I have a question about the following problem from Introduction to Probability.
Problem
Let $U_1, U_2, U_3$ be i.i.d. $\text{Unif}(0, 1)$, and let $L = \min(U_1, U_2, U_3)$, $M =\max(U_1, U_2, U_3)$. (a) Find the marginal CDF and marginal PDF of $M$, and the joint CDF and joint PDF of $L, M$. Hint: for the latter, start by considering $P(L<l,M>m)$.
Attempt at a Solution
Following the hint,
$$P(L<l,M>m) = (1-m)(l)(1)$$
because at least one of the random variables must exceed $m$, which occurs with probability $1-m$, at least one must be less than $l$, which occurs with probability $l$, and the remaining random variable can have any value.
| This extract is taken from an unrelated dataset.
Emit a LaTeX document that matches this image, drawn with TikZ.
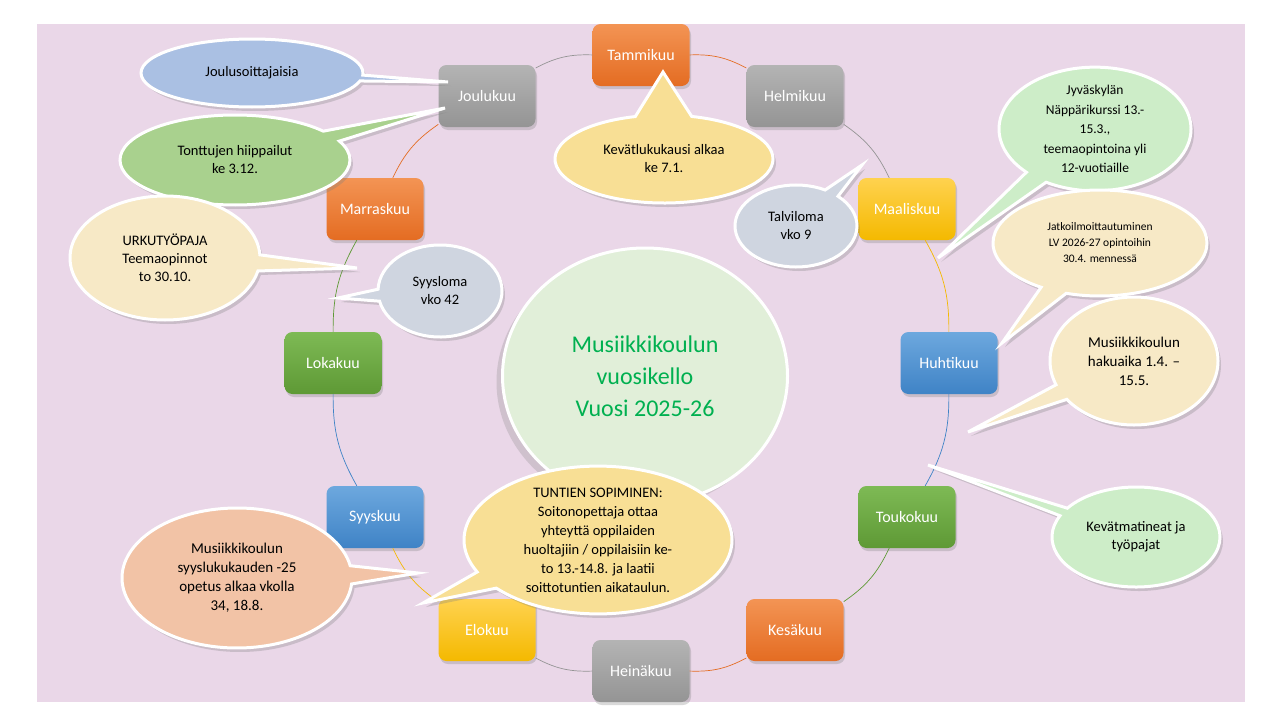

$$P(L>l,M>m) = (1-m)(1-l)(1)$$
because at least one of the random variables must exceed $m$ and of the remaining two at least one must exceed $l$.
Similarly, $$P(L>l,M<m) = (m-l)^3$$ since all the random variables must be between $l$ and $m$.
If these approaches are analogous, why is the expression for $P(L>l,M<m)$ correct but those for $P(L<l,M>m)$ and $P(L>l,M>m)$ incorrect?
I also tried other unsuccessful approaches, for example,
$$P(L>l,M>m) = (1-m)(1-l^2)(1)$$
because at least one of the random variables must exceed $m$ and of the remaining two at least one must exceed $l$ and
$$P(\text{ both of the remaining two RVs }<l) = l^2. $$
so
$$P(\text{ at least one of the remaining two RVs }>l) =1-l^2. $$